─── Dataset excerpts ───

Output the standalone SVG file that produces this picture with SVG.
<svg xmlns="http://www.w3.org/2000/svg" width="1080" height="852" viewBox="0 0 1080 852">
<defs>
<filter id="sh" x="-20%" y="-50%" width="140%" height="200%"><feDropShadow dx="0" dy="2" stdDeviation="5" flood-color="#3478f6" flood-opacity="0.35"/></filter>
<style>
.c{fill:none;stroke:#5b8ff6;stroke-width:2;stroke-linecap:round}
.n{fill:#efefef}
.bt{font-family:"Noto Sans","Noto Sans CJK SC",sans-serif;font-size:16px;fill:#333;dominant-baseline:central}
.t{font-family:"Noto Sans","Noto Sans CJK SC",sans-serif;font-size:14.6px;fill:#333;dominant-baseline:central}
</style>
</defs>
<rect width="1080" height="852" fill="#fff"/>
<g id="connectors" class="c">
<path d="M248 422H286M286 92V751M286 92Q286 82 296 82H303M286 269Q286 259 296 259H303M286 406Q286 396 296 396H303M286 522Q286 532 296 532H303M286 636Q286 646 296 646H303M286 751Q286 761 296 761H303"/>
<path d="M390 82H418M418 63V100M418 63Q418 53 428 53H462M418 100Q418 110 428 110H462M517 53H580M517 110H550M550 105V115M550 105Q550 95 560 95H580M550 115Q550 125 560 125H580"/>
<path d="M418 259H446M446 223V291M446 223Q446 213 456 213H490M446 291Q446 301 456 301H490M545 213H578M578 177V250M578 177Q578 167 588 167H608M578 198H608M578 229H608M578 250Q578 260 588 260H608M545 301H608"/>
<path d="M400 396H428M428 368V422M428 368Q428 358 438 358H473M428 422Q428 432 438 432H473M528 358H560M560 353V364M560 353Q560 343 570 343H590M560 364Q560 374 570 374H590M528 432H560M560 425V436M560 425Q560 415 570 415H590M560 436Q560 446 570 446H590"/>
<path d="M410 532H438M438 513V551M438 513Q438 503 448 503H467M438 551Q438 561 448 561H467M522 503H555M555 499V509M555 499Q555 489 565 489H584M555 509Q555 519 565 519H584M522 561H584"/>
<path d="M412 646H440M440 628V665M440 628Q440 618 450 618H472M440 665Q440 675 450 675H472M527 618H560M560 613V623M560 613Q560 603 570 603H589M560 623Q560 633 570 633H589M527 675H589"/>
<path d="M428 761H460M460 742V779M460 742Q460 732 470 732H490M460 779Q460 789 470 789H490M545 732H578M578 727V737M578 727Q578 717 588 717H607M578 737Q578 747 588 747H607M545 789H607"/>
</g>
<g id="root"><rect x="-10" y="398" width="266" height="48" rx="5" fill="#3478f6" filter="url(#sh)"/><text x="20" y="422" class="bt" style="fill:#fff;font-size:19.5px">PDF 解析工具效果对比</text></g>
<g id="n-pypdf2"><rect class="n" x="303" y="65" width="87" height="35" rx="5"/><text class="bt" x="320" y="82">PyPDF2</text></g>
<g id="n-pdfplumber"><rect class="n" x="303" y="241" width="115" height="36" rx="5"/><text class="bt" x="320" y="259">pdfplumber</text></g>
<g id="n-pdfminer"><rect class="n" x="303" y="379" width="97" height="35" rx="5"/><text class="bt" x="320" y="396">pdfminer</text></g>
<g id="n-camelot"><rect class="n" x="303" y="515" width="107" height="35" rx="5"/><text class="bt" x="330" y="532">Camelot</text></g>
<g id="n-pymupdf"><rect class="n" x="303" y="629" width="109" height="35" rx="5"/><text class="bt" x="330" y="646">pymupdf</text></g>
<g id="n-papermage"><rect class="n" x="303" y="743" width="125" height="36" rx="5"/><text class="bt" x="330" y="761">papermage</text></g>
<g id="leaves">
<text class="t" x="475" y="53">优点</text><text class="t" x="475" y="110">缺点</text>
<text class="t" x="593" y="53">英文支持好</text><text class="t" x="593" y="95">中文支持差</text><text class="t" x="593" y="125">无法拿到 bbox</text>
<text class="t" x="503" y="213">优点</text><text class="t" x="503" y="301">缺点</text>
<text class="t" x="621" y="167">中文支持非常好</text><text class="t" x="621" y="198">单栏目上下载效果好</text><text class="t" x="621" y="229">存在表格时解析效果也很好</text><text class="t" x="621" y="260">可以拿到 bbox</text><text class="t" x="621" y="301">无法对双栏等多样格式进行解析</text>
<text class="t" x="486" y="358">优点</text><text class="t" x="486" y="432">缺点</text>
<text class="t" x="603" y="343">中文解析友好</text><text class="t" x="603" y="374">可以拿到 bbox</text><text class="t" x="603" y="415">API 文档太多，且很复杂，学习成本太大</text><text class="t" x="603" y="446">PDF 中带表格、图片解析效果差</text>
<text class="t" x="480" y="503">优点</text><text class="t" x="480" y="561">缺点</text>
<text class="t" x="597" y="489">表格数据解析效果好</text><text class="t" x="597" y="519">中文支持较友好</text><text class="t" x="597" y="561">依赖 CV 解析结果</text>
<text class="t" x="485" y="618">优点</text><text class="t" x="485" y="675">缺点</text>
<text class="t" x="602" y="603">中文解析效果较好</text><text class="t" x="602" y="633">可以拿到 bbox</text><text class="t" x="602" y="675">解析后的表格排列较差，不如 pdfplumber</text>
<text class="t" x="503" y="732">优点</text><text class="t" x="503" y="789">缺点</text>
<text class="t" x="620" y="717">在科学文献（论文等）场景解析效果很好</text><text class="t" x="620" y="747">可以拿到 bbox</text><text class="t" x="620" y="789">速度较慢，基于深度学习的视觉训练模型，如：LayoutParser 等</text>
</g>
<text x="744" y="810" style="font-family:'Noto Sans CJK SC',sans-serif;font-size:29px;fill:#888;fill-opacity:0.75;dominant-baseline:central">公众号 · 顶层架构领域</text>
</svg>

───
─── Dataset excerpts ───

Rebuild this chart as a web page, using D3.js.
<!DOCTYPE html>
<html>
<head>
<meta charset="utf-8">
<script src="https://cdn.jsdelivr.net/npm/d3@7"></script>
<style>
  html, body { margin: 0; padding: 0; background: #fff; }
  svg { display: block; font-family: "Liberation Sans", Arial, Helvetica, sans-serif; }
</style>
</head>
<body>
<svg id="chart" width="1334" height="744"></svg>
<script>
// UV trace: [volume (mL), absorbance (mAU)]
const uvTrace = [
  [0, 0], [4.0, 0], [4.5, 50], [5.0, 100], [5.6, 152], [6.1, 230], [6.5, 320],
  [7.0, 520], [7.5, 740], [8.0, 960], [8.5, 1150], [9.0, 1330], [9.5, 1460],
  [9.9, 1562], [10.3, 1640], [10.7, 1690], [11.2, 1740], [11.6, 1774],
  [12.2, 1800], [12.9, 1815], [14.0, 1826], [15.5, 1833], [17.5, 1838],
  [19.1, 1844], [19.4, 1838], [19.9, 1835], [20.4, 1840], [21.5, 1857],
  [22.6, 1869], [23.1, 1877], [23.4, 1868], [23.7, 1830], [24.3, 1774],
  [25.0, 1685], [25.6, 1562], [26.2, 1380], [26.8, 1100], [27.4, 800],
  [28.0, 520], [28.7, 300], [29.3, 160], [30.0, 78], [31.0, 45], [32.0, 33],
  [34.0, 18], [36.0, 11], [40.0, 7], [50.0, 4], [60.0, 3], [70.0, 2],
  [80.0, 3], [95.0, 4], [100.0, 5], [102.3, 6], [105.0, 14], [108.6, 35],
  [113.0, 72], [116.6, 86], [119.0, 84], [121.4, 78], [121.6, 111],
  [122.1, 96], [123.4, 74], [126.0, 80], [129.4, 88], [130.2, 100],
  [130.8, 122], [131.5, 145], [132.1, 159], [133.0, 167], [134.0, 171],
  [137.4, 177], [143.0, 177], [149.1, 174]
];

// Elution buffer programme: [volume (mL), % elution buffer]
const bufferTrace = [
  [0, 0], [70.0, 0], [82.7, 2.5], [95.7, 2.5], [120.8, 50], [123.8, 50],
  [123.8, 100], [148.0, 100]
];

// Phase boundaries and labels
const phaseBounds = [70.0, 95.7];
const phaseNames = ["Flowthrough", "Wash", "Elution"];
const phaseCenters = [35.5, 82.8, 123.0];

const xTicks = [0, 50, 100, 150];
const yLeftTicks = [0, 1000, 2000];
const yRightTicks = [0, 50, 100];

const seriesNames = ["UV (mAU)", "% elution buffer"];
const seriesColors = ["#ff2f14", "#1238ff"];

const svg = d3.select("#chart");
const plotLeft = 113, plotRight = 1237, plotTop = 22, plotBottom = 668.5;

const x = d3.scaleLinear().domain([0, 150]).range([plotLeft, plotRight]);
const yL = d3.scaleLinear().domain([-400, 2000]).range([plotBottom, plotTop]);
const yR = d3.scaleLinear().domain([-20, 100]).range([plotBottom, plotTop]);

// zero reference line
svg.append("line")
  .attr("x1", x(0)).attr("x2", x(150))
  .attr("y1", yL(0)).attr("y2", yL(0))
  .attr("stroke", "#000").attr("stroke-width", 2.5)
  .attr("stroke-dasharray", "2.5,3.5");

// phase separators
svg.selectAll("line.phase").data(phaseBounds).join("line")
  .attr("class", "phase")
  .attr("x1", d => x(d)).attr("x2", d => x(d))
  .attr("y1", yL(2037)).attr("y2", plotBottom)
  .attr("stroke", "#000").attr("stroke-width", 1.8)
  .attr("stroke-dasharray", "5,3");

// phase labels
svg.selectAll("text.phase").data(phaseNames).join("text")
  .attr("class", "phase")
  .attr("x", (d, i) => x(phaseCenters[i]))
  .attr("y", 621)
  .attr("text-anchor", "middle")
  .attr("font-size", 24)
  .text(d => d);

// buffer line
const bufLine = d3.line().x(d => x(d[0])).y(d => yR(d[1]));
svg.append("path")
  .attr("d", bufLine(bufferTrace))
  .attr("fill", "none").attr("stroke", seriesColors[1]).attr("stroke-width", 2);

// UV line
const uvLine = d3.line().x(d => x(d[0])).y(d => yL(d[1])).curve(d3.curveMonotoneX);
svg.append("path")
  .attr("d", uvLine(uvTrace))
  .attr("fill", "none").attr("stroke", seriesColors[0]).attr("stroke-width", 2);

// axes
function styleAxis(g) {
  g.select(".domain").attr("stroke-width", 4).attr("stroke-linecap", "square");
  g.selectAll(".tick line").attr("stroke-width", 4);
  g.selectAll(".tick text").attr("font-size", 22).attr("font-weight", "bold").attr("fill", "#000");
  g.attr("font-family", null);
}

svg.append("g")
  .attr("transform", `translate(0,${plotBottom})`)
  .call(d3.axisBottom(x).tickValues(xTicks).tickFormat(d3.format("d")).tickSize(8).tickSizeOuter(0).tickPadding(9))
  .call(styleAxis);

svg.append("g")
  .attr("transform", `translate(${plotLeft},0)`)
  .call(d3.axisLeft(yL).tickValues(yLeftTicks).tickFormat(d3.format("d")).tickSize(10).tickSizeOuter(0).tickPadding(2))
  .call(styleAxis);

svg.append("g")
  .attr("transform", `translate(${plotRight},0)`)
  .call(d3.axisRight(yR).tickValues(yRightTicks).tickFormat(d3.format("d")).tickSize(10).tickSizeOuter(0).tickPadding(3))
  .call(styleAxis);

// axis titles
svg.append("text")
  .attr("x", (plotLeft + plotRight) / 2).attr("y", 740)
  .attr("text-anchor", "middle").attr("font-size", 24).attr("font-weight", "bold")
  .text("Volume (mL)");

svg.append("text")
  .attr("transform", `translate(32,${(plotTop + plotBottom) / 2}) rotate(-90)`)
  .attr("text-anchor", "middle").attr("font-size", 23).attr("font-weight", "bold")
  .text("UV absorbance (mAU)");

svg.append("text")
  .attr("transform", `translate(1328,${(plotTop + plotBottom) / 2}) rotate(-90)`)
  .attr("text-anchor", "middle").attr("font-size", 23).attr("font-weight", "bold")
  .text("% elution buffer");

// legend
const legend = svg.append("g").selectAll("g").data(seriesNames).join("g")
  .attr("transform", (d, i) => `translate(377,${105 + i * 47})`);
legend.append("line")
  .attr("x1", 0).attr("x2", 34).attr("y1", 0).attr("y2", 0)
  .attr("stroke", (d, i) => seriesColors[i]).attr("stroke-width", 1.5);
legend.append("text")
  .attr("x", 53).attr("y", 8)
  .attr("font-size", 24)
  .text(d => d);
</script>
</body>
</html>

───

Aim: In the entries above, find each line with the word "chart" and copy it.

Result of this exercise:
Rebuild this chart as a web page, using D3.js.
<svg id="chart" width="1334" height="744"></svg>
const svg = d3.select("#chart");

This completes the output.